- _Dataset_
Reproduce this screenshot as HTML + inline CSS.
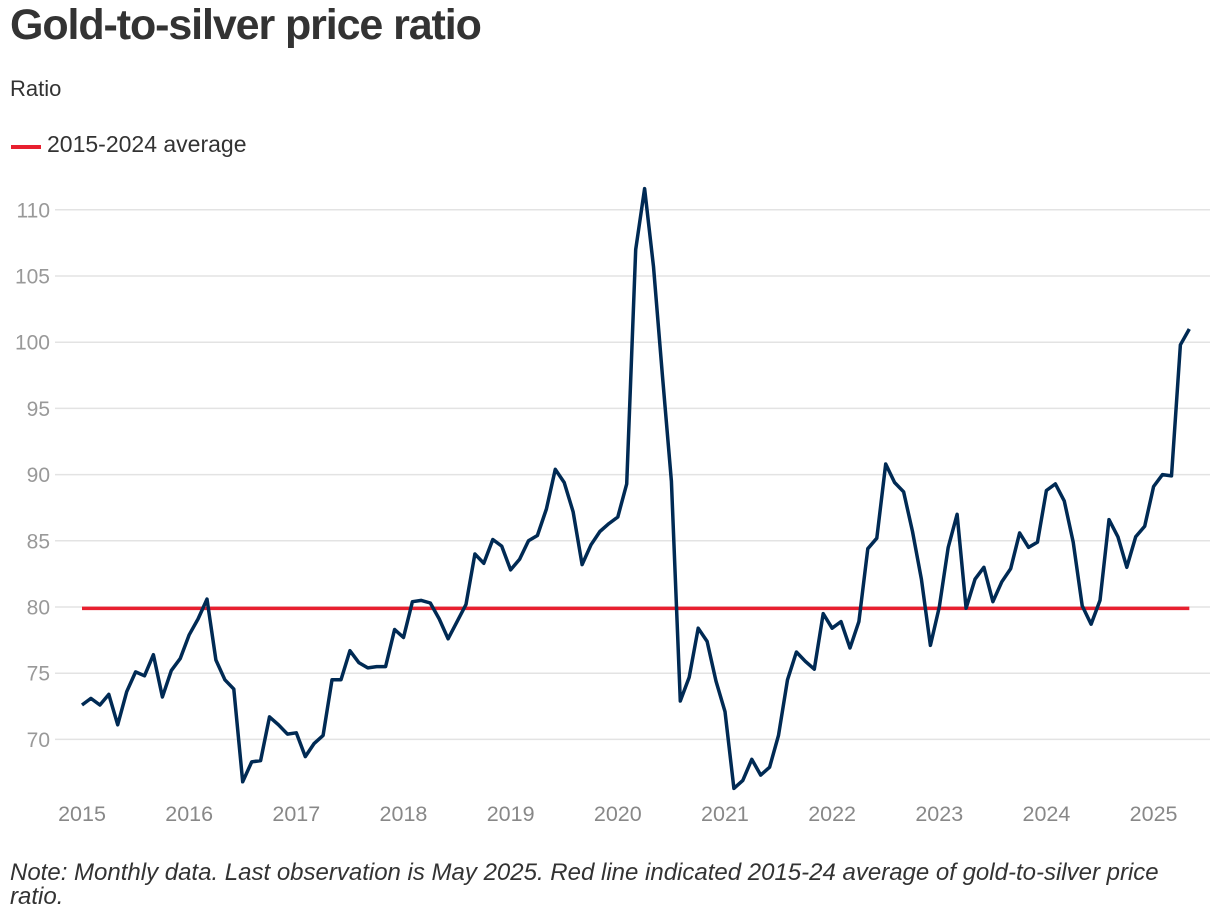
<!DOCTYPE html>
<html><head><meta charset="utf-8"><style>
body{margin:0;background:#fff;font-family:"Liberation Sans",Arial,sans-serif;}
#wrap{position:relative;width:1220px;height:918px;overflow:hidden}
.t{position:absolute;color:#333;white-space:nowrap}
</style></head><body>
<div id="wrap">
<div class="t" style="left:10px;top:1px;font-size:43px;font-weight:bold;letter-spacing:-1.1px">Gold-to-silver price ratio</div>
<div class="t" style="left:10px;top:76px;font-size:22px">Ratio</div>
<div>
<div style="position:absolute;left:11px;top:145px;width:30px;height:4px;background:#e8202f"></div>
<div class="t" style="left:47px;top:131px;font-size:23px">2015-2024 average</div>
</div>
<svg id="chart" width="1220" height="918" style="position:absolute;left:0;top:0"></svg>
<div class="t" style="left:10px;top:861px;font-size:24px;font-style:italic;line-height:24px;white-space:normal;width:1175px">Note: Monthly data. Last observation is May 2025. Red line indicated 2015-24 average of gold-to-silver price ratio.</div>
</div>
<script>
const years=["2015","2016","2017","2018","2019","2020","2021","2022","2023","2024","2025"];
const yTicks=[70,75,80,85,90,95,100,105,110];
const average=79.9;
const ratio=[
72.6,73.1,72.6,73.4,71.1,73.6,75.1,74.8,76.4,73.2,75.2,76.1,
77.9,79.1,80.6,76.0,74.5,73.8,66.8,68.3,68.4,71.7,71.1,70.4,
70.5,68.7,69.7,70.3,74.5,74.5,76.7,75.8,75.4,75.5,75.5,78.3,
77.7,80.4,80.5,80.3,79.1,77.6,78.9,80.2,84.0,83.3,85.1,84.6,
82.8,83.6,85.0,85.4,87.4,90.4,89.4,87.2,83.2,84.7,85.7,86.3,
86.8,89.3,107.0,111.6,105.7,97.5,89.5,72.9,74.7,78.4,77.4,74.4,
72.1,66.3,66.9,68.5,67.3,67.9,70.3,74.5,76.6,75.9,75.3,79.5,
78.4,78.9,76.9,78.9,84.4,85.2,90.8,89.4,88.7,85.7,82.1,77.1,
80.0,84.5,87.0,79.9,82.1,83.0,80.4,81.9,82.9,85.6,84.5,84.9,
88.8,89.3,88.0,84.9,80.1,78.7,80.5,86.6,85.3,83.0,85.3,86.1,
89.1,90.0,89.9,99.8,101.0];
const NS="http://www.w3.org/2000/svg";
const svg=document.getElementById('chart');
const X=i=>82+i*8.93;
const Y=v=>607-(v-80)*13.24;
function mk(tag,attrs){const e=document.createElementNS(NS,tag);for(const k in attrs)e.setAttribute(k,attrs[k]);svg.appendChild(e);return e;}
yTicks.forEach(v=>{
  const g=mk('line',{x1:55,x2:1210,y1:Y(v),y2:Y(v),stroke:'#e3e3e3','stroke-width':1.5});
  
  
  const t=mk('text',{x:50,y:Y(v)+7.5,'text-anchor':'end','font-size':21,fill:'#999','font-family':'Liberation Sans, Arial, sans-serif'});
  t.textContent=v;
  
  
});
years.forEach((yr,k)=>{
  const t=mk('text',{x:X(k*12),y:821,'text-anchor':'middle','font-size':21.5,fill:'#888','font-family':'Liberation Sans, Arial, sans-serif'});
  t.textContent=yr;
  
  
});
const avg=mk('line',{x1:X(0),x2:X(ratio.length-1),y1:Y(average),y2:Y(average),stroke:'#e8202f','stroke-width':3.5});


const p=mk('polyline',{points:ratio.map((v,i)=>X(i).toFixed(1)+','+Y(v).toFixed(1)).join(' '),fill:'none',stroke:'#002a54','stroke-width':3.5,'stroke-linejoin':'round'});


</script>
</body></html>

* * *

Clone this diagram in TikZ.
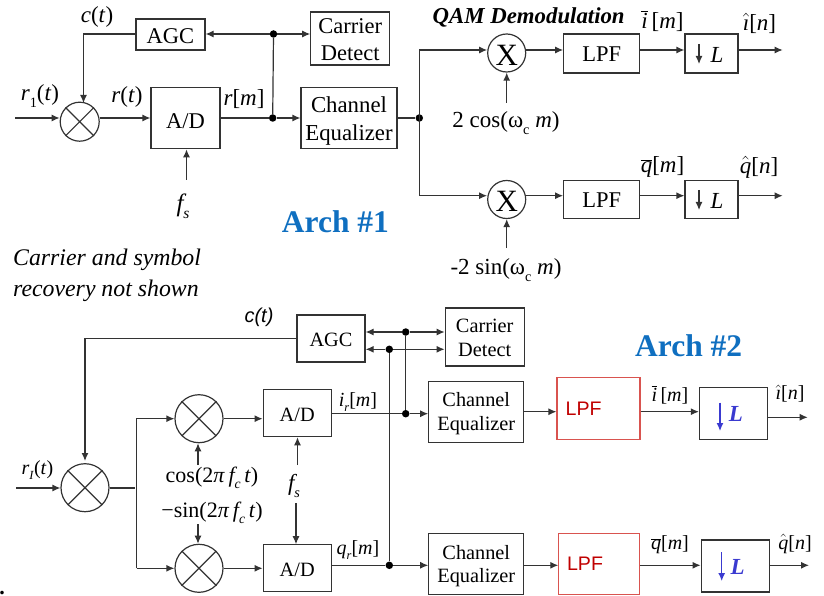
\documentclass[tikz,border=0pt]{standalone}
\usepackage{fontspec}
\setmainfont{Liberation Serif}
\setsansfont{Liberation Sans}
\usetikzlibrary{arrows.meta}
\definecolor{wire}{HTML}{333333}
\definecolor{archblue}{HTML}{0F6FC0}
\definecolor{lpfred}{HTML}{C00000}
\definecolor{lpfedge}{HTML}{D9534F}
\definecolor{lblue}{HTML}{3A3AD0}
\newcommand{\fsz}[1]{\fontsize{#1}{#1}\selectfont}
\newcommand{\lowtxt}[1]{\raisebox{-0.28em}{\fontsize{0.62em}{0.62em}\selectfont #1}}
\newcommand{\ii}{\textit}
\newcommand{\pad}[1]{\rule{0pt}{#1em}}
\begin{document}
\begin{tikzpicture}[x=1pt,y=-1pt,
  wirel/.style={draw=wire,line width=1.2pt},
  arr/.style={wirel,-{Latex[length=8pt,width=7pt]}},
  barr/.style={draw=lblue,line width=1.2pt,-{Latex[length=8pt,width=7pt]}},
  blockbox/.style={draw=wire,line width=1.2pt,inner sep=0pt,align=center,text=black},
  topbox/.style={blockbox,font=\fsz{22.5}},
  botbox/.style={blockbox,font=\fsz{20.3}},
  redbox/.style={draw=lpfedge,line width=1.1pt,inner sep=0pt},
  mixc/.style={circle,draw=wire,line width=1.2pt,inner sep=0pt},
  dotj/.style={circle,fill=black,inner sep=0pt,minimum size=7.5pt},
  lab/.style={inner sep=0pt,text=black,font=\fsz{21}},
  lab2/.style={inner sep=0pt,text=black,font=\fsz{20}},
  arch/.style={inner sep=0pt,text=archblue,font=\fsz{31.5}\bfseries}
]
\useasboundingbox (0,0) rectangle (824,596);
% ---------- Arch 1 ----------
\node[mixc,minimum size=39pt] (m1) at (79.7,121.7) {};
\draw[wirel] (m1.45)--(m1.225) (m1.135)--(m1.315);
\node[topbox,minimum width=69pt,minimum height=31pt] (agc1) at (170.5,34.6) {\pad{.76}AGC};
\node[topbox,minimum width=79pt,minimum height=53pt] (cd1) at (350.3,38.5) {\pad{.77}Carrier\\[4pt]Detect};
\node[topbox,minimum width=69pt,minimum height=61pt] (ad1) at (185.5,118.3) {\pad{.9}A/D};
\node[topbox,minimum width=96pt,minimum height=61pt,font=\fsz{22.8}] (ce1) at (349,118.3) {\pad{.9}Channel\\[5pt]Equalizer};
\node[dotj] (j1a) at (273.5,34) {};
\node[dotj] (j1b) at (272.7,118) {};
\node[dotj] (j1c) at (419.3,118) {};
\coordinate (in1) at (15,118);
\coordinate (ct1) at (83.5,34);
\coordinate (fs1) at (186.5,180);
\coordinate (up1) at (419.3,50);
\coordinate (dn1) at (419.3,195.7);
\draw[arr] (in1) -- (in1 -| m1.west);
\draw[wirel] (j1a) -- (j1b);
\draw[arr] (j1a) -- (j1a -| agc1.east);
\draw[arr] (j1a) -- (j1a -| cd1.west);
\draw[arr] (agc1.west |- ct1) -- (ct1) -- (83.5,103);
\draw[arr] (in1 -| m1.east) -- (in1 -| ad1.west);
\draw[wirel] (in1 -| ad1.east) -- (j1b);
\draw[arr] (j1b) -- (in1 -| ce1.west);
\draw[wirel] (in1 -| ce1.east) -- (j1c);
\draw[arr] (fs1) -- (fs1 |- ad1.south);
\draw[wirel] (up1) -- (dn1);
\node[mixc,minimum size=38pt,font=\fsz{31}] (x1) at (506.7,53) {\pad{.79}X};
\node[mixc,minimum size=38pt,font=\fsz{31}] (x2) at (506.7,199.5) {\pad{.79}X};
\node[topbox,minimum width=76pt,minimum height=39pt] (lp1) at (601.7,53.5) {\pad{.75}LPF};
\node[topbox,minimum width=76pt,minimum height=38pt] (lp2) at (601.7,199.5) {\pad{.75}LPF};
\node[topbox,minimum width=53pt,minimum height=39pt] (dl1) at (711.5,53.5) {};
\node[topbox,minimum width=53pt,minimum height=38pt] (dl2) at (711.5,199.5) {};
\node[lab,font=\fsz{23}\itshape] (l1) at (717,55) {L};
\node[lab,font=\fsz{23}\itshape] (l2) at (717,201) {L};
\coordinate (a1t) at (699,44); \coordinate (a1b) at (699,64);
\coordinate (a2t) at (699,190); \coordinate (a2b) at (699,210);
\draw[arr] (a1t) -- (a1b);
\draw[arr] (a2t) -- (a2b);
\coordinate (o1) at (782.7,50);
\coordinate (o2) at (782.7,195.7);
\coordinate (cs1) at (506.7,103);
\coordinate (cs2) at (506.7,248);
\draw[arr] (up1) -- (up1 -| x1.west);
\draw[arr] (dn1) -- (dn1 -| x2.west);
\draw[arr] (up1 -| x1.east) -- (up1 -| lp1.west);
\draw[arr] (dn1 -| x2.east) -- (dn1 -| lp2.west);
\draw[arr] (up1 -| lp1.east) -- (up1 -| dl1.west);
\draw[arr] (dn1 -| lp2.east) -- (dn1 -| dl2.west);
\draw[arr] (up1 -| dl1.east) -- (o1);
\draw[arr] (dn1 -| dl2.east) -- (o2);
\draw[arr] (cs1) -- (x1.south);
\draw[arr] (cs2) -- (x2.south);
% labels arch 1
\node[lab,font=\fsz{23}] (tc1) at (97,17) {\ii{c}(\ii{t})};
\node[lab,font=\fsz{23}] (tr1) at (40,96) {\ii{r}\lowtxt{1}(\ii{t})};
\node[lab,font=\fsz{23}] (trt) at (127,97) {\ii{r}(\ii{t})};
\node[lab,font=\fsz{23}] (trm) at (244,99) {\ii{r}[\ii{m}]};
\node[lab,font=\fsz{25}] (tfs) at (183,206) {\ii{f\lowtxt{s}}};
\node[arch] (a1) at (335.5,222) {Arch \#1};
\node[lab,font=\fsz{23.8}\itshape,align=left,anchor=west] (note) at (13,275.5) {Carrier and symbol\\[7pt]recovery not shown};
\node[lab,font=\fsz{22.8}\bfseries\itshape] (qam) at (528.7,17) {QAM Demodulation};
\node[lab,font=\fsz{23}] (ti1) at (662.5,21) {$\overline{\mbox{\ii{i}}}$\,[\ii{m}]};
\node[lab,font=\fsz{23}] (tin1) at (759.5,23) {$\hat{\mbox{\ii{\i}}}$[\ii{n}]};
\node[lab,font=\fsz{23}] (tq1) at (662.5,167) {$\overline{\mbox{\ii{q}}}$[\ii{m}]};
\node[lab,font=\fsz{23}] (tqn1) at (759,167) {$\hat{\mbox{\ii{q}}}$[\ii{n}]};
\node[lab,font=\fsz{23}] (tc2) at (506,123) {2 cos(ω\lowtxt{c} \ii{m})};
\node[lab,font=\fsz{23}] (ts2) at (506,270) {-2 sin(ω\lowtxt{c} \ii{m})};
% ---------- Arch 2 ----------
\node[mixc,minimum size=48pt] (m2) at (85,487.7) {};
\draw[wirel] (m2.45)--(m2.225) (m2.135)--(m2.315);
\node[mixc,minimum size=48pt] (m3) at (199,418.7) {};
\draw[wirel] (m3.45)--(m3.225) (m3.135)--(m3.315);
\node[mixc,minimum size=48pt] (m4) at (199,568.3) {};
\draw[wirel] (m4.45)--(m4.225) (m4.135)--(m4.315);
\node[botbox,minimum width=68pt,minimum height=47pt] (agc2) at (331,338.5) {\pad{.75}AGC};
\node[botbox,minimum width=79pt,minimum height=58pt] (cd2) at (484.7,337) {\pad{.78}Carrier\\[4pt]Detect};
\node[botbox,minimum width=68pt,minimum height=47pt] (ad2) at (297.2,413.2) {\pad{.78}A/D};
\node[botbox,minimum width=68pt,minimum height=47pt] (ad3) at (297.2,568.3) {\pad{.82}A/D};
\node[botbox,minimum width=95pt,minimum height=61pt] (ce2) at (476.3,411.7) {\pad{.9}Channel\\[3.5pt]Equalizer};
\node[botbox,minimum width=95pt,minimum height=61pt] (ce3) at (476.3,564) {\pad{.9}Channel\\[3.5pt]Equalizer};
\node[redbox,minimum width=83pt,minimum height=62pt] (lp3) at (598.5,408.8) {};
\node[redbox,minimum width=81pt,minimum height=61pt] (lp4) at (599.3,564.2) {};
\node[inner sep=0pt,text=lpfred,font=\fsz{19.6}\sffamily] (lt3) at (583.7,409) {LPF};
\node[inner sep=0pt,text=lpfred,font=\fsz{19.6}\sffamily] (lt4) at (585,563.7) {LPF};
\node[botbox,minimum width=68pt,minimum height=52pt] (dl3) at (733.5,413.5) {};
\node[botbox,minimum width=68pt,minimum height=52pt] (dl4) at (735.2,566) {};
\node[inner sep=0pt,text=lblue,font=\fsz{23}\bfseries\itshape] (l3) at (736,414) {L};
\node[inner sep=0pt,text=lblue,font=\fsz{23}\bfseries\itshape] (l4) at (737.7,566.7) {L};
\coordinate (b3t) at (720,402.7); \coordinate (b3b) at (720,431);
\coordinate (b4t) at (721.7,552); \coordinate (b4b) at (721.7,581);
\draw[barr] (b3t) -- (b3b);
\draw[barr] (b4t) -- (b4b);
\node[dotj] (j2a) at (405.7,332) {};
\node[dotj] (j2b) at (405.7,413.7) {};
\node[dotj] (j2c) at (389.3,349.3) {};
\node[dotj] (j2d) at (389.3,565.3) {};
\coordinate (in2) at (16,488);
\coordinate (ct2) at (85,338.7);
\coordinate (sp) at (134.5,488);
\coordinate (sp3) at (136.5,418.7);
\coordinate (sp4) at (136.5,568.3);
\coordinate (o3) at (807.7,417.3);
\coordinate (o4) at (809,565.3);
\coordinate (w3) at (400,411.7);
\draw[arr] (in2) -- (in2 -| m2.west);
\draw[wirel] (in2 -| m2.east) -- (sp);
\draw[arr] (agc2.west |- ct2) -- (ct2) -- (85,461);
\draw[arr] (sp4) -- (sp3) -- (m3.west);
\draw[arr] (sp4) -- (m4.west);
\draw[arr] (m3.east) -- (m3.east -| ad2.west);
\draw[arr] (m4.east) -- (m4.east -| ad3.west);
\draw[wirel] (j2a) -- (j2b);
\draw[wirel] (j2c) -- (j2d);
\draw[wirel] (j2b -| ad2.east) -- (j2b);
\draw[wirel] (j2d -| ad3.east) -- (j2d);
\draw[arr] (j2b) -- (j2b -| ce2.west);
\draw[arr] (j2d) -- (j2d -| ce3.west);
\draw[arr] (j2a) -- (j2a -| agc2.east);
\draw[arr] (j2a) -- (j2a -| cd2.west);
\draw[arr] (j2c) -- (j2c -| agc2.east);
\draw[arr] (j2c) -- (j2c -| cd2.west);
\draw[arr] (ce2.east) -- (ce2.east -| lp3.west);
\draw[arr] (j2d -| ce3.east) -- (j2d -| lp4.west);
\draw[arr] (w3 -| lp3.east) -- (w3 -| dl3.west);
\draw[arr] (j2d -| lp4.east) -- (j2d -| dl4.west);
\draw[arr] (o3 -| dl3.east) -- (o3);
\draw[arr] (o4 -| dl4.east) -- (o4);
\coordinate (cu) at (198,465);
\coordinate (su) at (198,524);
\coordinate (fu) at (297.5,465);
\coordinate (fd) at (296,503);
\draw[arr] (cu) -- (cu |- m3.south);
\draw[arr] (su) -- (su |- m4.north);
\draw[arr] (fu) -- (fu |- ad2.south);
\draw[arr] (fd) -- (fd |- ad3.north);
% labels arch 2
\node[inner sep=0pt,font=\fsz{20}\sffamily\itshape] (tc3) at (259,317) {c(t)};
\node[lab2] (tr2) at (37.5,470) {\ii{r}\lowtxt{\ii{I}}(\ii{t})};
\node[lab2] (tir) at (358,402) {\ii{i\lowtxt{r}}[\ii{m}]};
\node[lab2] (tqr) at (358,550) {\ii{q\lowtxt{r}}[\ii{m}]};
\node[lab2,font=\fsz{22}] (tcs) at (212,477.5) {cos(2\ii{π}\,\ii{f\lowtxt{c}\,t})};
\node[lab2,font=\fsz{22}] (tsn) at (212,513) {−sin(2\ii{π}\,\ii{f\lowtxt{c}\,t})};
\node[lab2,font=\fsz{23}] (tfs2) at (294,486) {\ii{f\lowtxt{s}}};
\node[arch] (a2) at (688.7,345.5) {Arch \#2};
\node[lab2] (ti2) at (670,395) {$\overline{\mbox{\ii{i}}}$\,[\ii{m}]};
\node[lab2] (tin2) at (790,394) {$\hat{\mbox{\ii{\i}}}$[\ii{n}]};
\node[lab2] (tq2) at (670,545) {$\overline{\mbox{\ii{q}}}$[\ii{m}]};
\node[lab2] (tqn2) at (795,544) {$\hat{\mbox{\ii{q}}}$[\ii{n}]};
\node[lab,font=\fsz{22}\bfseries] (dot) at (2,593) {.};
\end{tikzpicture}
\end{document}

==

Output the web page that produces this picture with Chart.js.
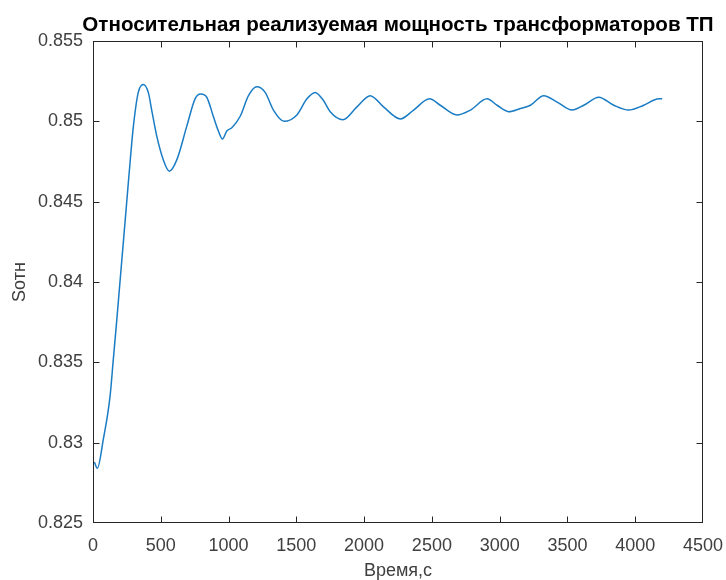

- _Set exercise_
Which lines hold the word "this"? Return all of them from the records above.

- _Answer for the task_
Reproduce this screenshot as HTML + inline CSS.
Clone this diagram in TikZ.
Output the web page that produces this picture with Chart.js.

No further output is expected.